Un conocido mío se dedica (¡vaya dedicación!) a contar las veces que determinados personajes públicos aparecen en las páginas de un periódico. Lo hace por pasatiempo, dice --yo creo que por nostalgia de La Codorniz--, pero los tilda de narcisistas y pigmaliones. En la antigua Grecia el mito de Narciso describe a un joven bello, pero harto vanidoso, pendiente de sí mismo, un rompecorazones, que, al fin, muere absorto ante su imagen reflejada en un estanque; todo urdido por la diosa Némesis. Por otra parte, Pigmalión es un escultor que talla la imagen de Galatea y se enamora de ella hasta conseguir que Afrodita le dé vida.

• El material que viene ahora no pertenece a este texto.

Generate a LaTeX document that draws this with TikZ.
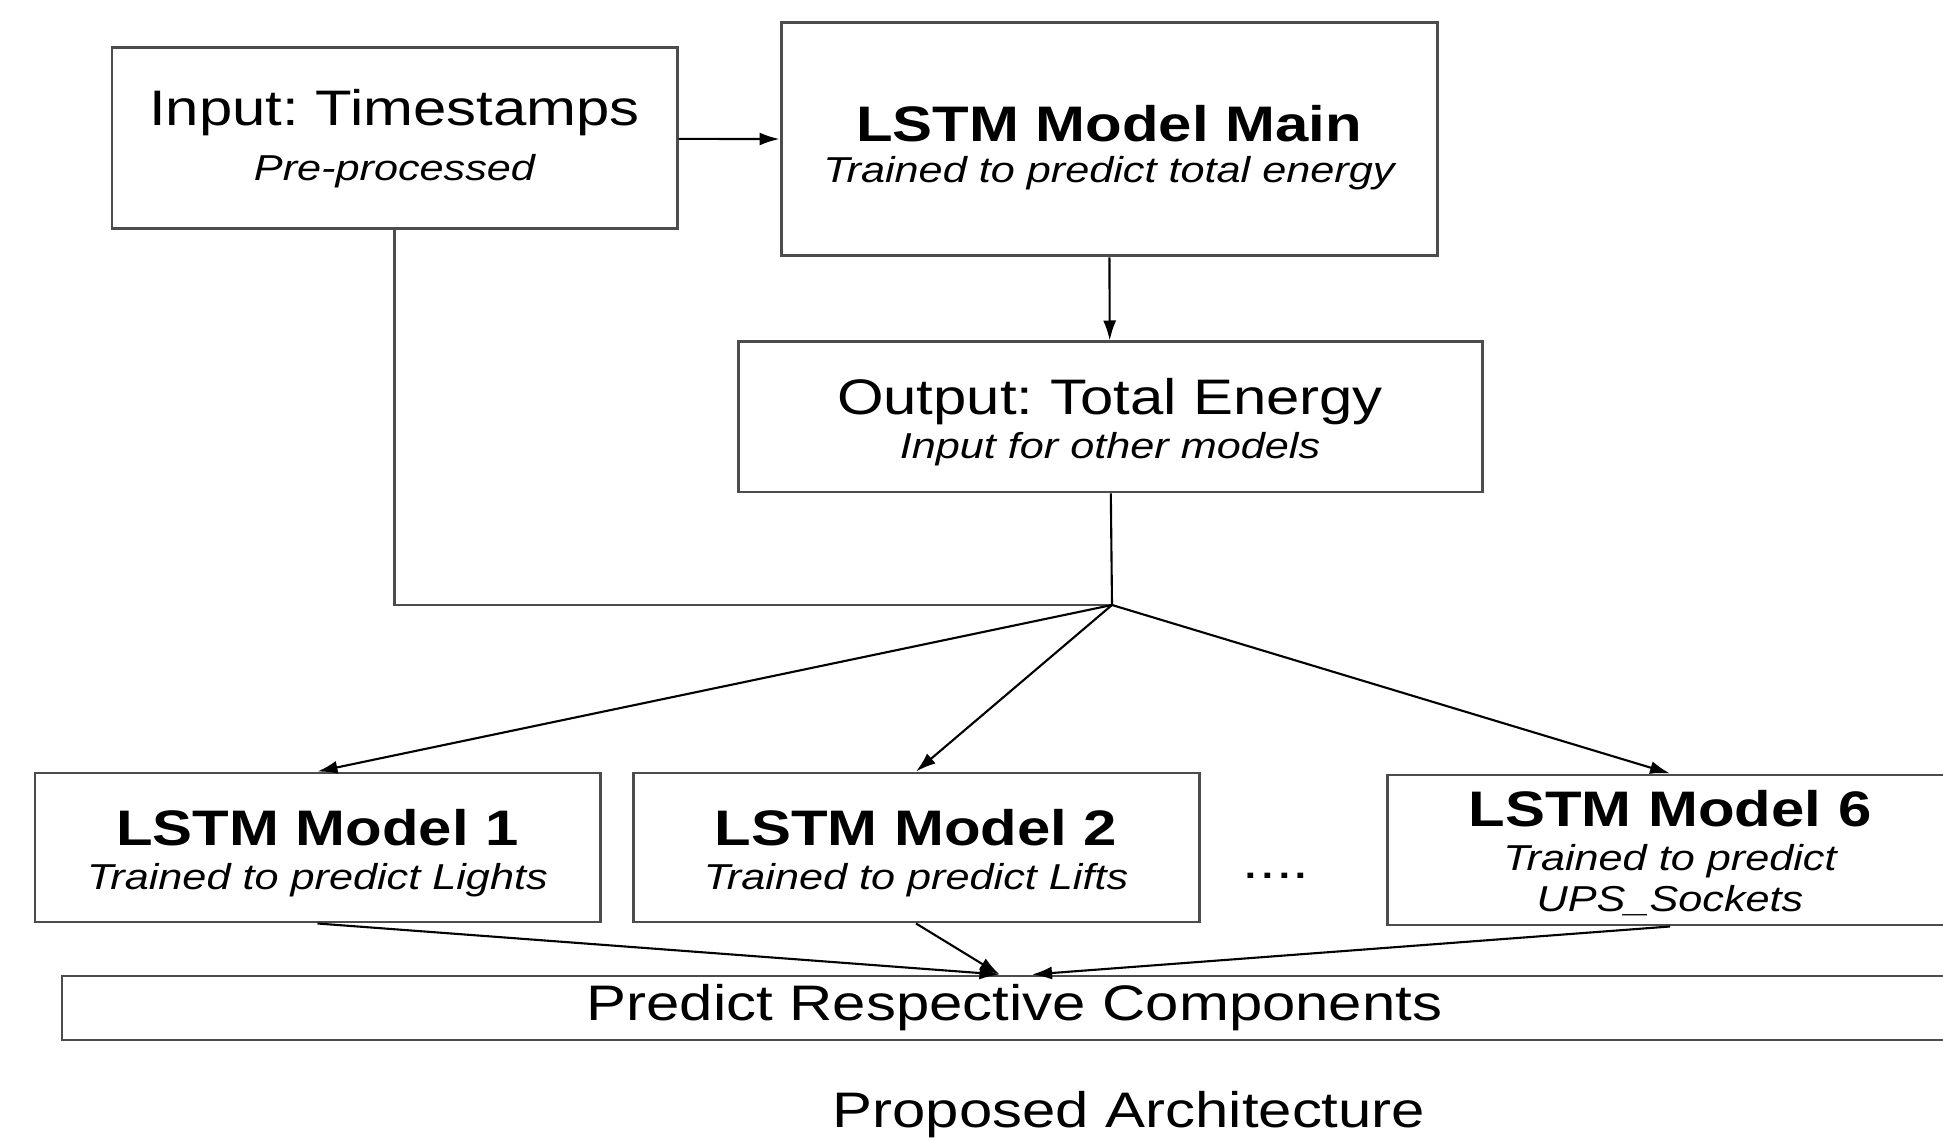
\documentclass[tikz,border=0pt]{standalone}
\usepackage{fontspec}
\setmainfont[FakeStretch=1.2]{Liberation Sans}
\usetikzlibrary{arrows.meta}
\frenchspacing

\newcommand{\subnote}[1]{{\fontsize{10.25}{12}\selectfont\itshape #1}}
\newcommand{\lowtext}[1]{\rule{0pt}{#1}}

\begin{document}
\begin{tikzpicture}[>={Latex[length=2mm,width=1.3mm]},
  font=\fontsize{14.2}{15.5}\selectfont,
  blk/.style={draw=black!70, line width=0.85pt, align=center, inner sep=0pt},
  lnk/.style={->, line width=0.6pt}]

\clip (0,0) rectangle (19.43,11.40);
%\draw[step=1cm,gray!30] (0,0) grid (19,11);

\node[blk, minimum width=5.65cm, minimum height=1.81cm] (inp) at (3.945,10.015)
  {Input: Timestamps\\ \subnote{Pre-processed}};
\node[blk, minimum width=6.56cm, minimum height=2.33cm] (main) at (11.09,10.005)
  {\lowtext{15pt}\textbf{LSTM Model Main}\\[-4pt] \subnote{Trained to predict total energy}};
\node[blk, minimum width=7.44cm, minimum height=1.50cm] (out) at (11.10,7.23)
  {\lowtext{13pt}Output: Total Energy\\[-3pt] \subnote{Input for other models}};

\node[blk, minimum width=5.65cm, minimum height=1.49cm] (mod1) at (3.175,2.925)
  {\lowtext{13.5pt}\textbf{LSTM Model 1}\\[-3pt] \subnote{Trained to predict Lights}};
\node[blk, minimum width=5.66cm, minimum height=1.49cm] (mod2) at (9.16,2.925)
  {\lowtext{13.5pt}\textbf{LSTM Model 2}\\[-3pt] \subnote{Trained to predict Lifts}};
\node[blk, minimum width=5.65cm, minimum height=1.50cm] (mod6) at (16.70,2.90)
  {\lowtext{12pt}\textbf{LSTM Model 6}\\[-3pt] \subnote{Trained to predict}\\[-4pt] \subnote{UPS\_Sockets}};
\node (dots) at (12.76,2.64) {....};

\node[blk, minimum width=19.05cm, minimum height=0.64cm] (pred) at (10.145,1.32)
  {Predict Respective Components};
\node (cap) at (11.29,0.25) {Proposed Architecture};

\coordinate (split) at (11.12,5.35);
\coordinate (p1) at ([xshift=-1.5mm]pred.north);
\coordinate (p6) at ([xshift=1.75mm]pred.north);

\draw[lnk] (inp) -- (main);
\draw[lnk] (main) -- (out);
\draw[line width=0.6pt] (out) -- (split);
\draw[draw=black!70, line width=0.85pt] (inp) |- (split);

\foreach \m in {mod1,mod2,mod6}
\draw[lnk] (split) -- (\m.north);

\draw[lnk] (mod1.south) -- (p1);
\draw[lnk] (mod2.south) -- (p1);
\draw[lnk] (mod6.south) -- (p6);

\end{tikzpicture}
\end{document}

Hasta aquí los mitos.

Hoy, al igual que en tiempos pretéritos, vemos con demasiada frecuencia a personajes públicos prendados de su imagen, sonrisa puesta y verbo fácil, aunque sin llegar, muchas veces, a ese narcisismo exacerbado del mito, pero sí, al menos, a un buen estado de autocomplacencia. Cuida de su imagen, pero no se preocupa demasiado de su obra. Si para ello tiene que recurrir a la mentira, pues lo hace, y sufre, al menos, dos veces: ni cree ni es creído, como alguien dijo. Este es el Narciso. Otros, en cambio, se parecen a Pigmalión: prendados más que de su imagen –que también-, lo están de su obra, enamorados de lo que dicen haber hecho hasta convertir su satisfacción en una realidad, paradójicamente virtual y utópica. «Sobrevalorar algo –decía ya Baltasar Gracián-- es una forma de mentir». Y esto es también muy frecuente.

Entre los narcisos y los pigmaliones hay una gradación infinita de posibilidades. El lector los encontrará en esos personajes que aparecen en los medios y que mi conocido va recogiendo día tras día en esa interminable lista gráfica. Pero sensatos también los hay, aunque menos.